The creative subjects must be treated as on par with their verbal and mathematical equivalents in order for the younger generations to have a different view of their importance. The present system inculcates students with a bias against these subjects by presenting them as vocational classes unworthy of the time and energy of honours students and consequently of some lower class of knowledge. Structural change must precede sociological change.
The broadness of your 3×3 makes the remedial tracks required. But for many, whom academic endeavors are at best remedial, perhaps schooling is not the best possible option. If the best one can truly do is remedial verbal/logical/creative, then perhaps a physical track would suit them, to have high physical output. Perhaps a more specialized field is needed even earlier on as some aptitudes are not tapped until interest is drawn out.

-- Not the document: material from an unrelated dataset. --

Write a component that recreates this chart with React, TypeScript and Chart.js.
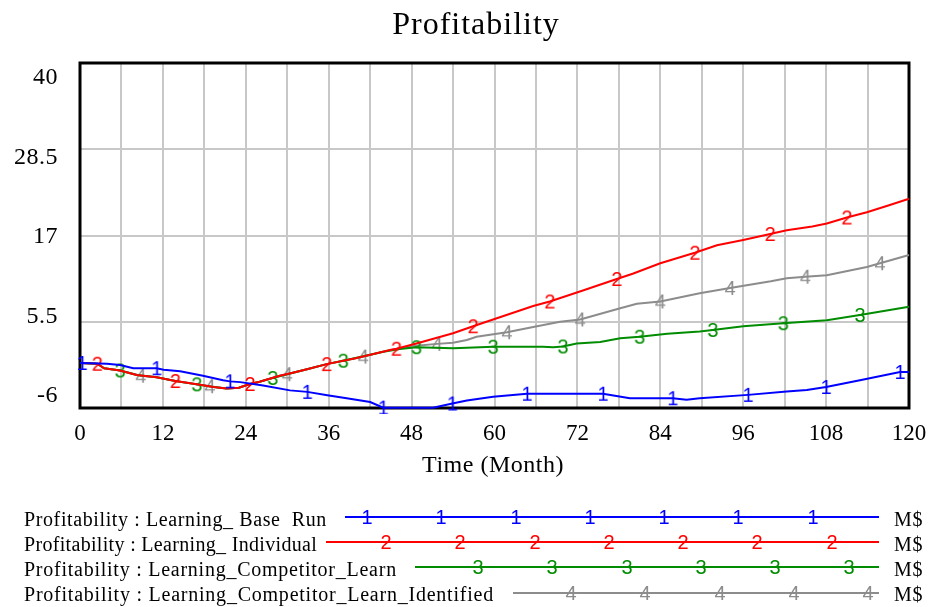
import { useEffect, useRef } from 'react';
import { Chart, registerables } from 'chart.js';

Chart.register(...registerables);

const SERIF = '"Liberation Serif", "Times New Roman", serif';
const SANS = '"Liberation Sans", Arial, sans-serif';

const chartTitle = 'Profitability';
const xAxisTitle = 'Time (Month)';
const unitLabel = 'M$';

const yTicks = [-6, 5.5, 17, 28.5, 40];
const xGridStep = 6;
const xLabelStep = 12;

// Series 1: Learning_Base Run
const baseMonths = [0, 0.3, 3.9, 5.8, 7.7, 11.1, 12.1, 14.5, 17.8, 20.7, 21.7, 23.2, 26.5, 30.4, 32.9, 35.8, 38.6, 42, 43.9, 51.1, 53.9, 56, 59.8, 64.7, 75.7, 77, 79.6, 85.8, 87.8, 89.7, 96.7, 102.3, 105.2, 108, 112.9, 118.7, 120];
const baseValues = [0, 0, -0.1, -0.27, -0.7, -0.7, -0.9, -1.1, -1.7, -2.3, -2.45, -2.55, -3.0, -3.65, -3.85, -4.3, -4.7, -5.2, -5.95, -5.95, -5.4, -5.0, -4.5, -4.1, -4.1, -4.3, -4.7, -4.7, -4.9, -4.7, -4.25, -3.8, -3.6, -3.2, -2.3, -1.2, -1.2];
const baseMarkers = [0.3, 11.1, 21.7, 32.9, 43.9, 53.9, 64.7, 75.7, 85.8, 96.7, 108, 118.7];

// Series 2: Learning_Individual
const indivMonths = [0, 2.5, 3.5, 5.8, 8.2, 11.1, 13.8, 17.4, 19.3, 21.2, 23, 24.6, 26, 28.9, 30.8, 33, 35.7, 39.9, 44.9, 45.8, 48.7, 54, 56.9, 59.8, 65.6, 68, 72.9, 77.7, 80, 84, 89, 92.2, 96, 99.9, 102.3, 106, 108.1, 111, 113.9, 117, 120];
const indivValues = [0, -0.1, -0.7, -1.0, -1.6, -1.9, -2.4, -2.9, -3.2, -3.4, -3.3, -2.8, -2.5, -1.7, -1.3, -0.8, -0.15, 0.63, 1.73, 1.9, 2.6, 3.96, 4.9, 5.8, 7.6, 8.2, 9.7, 11.2, 11.9, 13.3, 14.7, 15.7, 16.4, 17.2, 17.7, 18.2, 18.6, 19.4, 20.1, 21.0, 21.9];
const indivMarkers = [2.5, 13.8, 24.6, 35.7, 45.8, 56.9, 68, 77.7, 89, 99.9, 111];

// Series 3: Learning_Competitor_Learn
const compMonths = [0, 2.5, 3.5, 5.8, 8.2, 11.1, 13.8, 16.9, 19.3, 21.2, 23, 24.6, 26, 27.9, 30.8, 33, 35.7, 38.1, 41.5, 43.9, 46.3, 48.7, 54, 56, 59.8, 67, 68.5, 69.9, 71.9, 75.3, 78.2, 81, 85, 89.7, 91.6, 96, 101.8, 108.1, 112.9, 120];
const compValues = [0, -0.1, -0.7, -1.0, -1.6, -1.9, -2.4, -2.85, -3.2, -3.4, -3.3, -2.8, -2.5, -2.0, -1.3, -0.8, -0.15, 0.3, 1.0, 1.5, 1.87, 2.1, 1.96, 2.04, 2.17, 2.17, 2.1, 2.2, 2.6, 2.8, 3.3, 3.5, 3.9, 4.2, 4.4, 4.9, 5.3, 5.7, 6.4, 7.5];
const compMarkers = [5.8, 16.9, 27.9, 38.1, 48.7, 59.8, 69.9, 81, 91.6, 101.8, 112.9];

// Series 4: Learning_Competitor_Learn_Identified
const identMonths = [0, 2.5, 3.5, 5.8, 8.8, 11.1, 13.8, 17.4, 18.8, 21.2, 23, 24.6, 26, 28.9, 30, 33, 35.7, 39.9, 41, 44.9, 48.7, 51.7, 54, 56, 57.4, 61.8, 65.6, 69.5, 72.4, 78.2, 80.6, 84, 89.7, 94.1, 100, 102.3, 105, 108.1, 113.9, 115.8, 120];
const identValues = [0, -0.1, -0.7, -1.0, -1.7, -1.9, -2.4, -2.9, -3.1, -3.4, -3.3, -2.8, -2.5, -1.7, -1.5, -0.8, -0.15, 0.63, 0.85, 1.73, 2.3, 2.55, 2.7, 3.07, 3.5, 4.1, 4.8, 5.5, 5.8, 7.3, 7.9, 8.2, 9.3, 10.0, 10.9, 11.3, 11.5, 11.7, 12.8, 13.3, 14.4];
const identMarkers = [8.8, 18.8, 30, 41, 51.7, 61.8, 72.4, 84, 94.1, 105, 115.8];

const seriesNames = [
  'Profitability : Learning_ Base  Run',
  'Profitability : Learning_ Individual',
  'Profitability : Learning_Competitor_Learn',
  'Profitability : Learning_Competitor_Learn_Identified',
];
const seriesDigits = ['1', '2', '3', '4'];
const seriesColors = ['#0000ff', '#ff0000', '#008c00', '#8c8c8c'];

function makeDigit(d: string, color: string): HTMLCanvasElement {
  const c = document.createElement('canvas');
  c.width = 16;
  c.height = 20;
  const ctx = c.getContext('2d')!;
  ctx.font = `20px ${SANS}`;
  ctx.fillStyle = color;
  ctx.textAlign = 'center';
  ctx.textBaseline = 'alphabetic';
  const m = ctx.measureText(d);
  const asc = m.actualBoundingBoxAscent;
  const desc = m.actualBoundingBoxDescent;
  ctx.fillText(d, 8, 10 + (asc + desc) / 2 - desc);
  return c;
}

export default function App() {
  const ref = useRef<HTMLCanvasElement | null>(null);

  useEffect(() => {
    const canvas = ref.current;
    if (!canvas) return;
    const digits = seriesDigits.map((d, i) => makeDigit(d, seriesColors[i]));
    const src = [
      [baseMonths, baseValues, baseMarkers],
      [indivMonths, indivValues, indivMarkers],
      [compMonths, compValues, compMarkers],
      [identMonths, identValues, identMarkers],
    ] as number[][][];

    const datasets = src.map(([months, values, markers], i) => ({
      label: seriesNames[i],
      data: months.map((m, k) => ({ x: m, y: values[k] })),
      borderColor: seriesColors[i],
      backgroundColor: seriesColors[i],
      borderWidth: 2,
      tension: 0,
      fill: false,
      pointStyle: digits[i],
      pointRadius: (c: any) => (c.raw && markers.includes(c.raw.x) ? 5 : 0),
      pointHoverRadius: 0,
      clip: 6,
    }));

    const legendTextEnd = [327, 317, 397, 494];
    const legendLineStart = [345, 326, 415, 513];
    const legendFirstMarker = [367, 386, 478, 571];
    const legendLineEnd = 879;
    const legendMarkerStep = 74.3;
    const legendLineY = [517, 542, 567, 593];
    const legendBaseline = [526, 551, 576, 601];

    const decor = {
      id: 'decor',
      beforeDatasetsDraw(chart: any) {
        const { ctx, chartArea } = chart;
        ctx.save();
        ctx.strokeStyle = '#000';
        ctx.lineWidth = 3;
        ctx.strokeRect(chartArea.left, chartArea.top, chartArea.right - chartArea.left, chartArea.bottom - chartArea.top);
        ctx.restore();
      },
      afterDraw(chart: any) {
        const { ctx, chartArea } = chart;
        ctx.save();
        ctx.fillStyle = '#000';
        // title
        ctx.font = `32px ${SERIF}`;
        ctx.textAlign = 'center';
        ctx.textBaseline = 'alphabetic';
        (ctx as any).letterSpacing = '1px';
        ctx.fillText(chartTitle, 476, 33.5);
        // y labels
        (ctx as any).letterSpacing = '0.5px';
        ctx.font = `24px ${SERIF}`;
        ctx.textAlign = 'right';
        ctx.textBaseline = 'middle';
        const yTop = chartArea.top + 15;
        const yBot = chartArea.bottom - 12;
        const n = yTicks.length;
        yTicks.forEach((v, i) => {
          const y = yBot - (i * (yBot - yTop)) / (n - 1);
          ctx.fillText(String(v), 58, y);
        });
        // x title
        ctx.font = `24px ${SERIF}`;
        ctx.textAlign = 'center';
        ctx.textBaseline = 'alphabetic';
        ctx.fillText(xAxisTitle, 493, 472);
        // legend
        ctx.font = `20px ${SERIF}`;
        ctx.textAlign = 'left';
        seriesNames.forEach((name, i) => {
          ctx.fillStyle = '#000';
          (ctx as any).letterSpacing = '0px';
          const w = ctx.measureText(name).width;
          const sp = Math.max(0, (legendTextEnd[i] - 24 - w) / name.length);
          (ctx as any).letterSpacing = `${sp.toFixed(2)}px`;
          ctx.fillText(name, 24, legendBaseline[i]);
          (ctx as any).letterSpacing = '0.8px';
          ctx.fillText(unitLabel, 894, legendBaseline[i]);
          ctx.strokeStyle = seriesColors[i];
          ctx.lineWidth = 2;
          ctx.beginPath();
          ctx.moveTo(legendLineStart[i], legendLineY[i]);
          ctx.lineTo(legendLineEnd, legendLineY[i]);
          ctx.stroke();
          for (let x = legendFirstMarker[i]; x <= legendLineEnd - 4; x += legendMarkerStep) {
            const img = digits[i];
            ctx.drawImage(img, Math.round(x - img.width / 2), Math.round(legendLineY[i] - img.height / 2));
          }
        });
        ctx.restore();
      },
    };

    const chart = new Chart(canvas, {
      type: 'line',
      data: { datasets },
      plugins: [decor],
      options: {
        animation: false,
        responsive: false,
        maintainAspectRatio: false,
        layout: { padding: { top: 63, right: 23, bottom: 0, left: 0 } },
        plugins: { legend: { display: false }, tooltip: { enabled: false }, title: { display: false } },
        scales: {
          x: {
            type: 'linear',
            min: 0,
            max: 120,
            afterBuildTicks: (s: any) => {
              const t = [];
              for (let v = 0; v <= 120; v += xGridStep) t.push({ value: v });
              s.ticks = t;
            },
            afterFit: (s: any) => {
              s.height = 199;
              s.paddingLeft = 0;
              s.paddingRight = 0;
            },
            ticks: {
              autoSkip: false,
              maxRotation: 0,
              padding: 12,
              color: '#000',
              font: { family: SERIF, size: 23 },
              callback: (v: any) => (Number(v) % xLabelStep === 0 ? String(v) : ''),
            },
            grid: { color: 'rgb(200,200,200)', lineWidth: 2, drawTicks: false },
            border: { display: false },
          },
          y: {
            type: 'linear',
            min: -6,
            max: 40,
            afterBuildTicks: (s: any) => {
              s.ticks = yTicks.map((v) => ({ value: v }));
            },
            afterFit: (s: any) => {
              s.width = 80;
              s.paddingTop = 0;
              s.paddingBottom = 0;
            },
            ticks: { display: false },
            grid: { color: 'rgb(200,200,200)', lineWidth: 2, drawTicks: false },
            border: { display: false },
          },
        },
      },
    } as any);
    return () => chart.destroy();
  }, []);

  return (
    <div style={{ position: 'absolute', left: 0, top: 0, width: 932, height: 607, background: '#fff' }}>
      <canvas ref={ref} width={932} height={607} style={{ width: 932, height: 607, display: 'block' }} />
    </div>
  );
}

I left out a physical track on the grounds that I do not know of many jobs in modern times that require a tremendous amount of physical ability. It would be cruel to send the entirety of the remedial population to schools training them to become say, professional athletes, models, or body-builders, when so few such jobs exist. I expected that the natural physical inclination for sport among some people would supply us with a sufficient number of people for those occupations without special schools, and that even those who would be in the remedial school are better off with some semblance of an academic background so they might be part of wider society and culture in a meaningful way.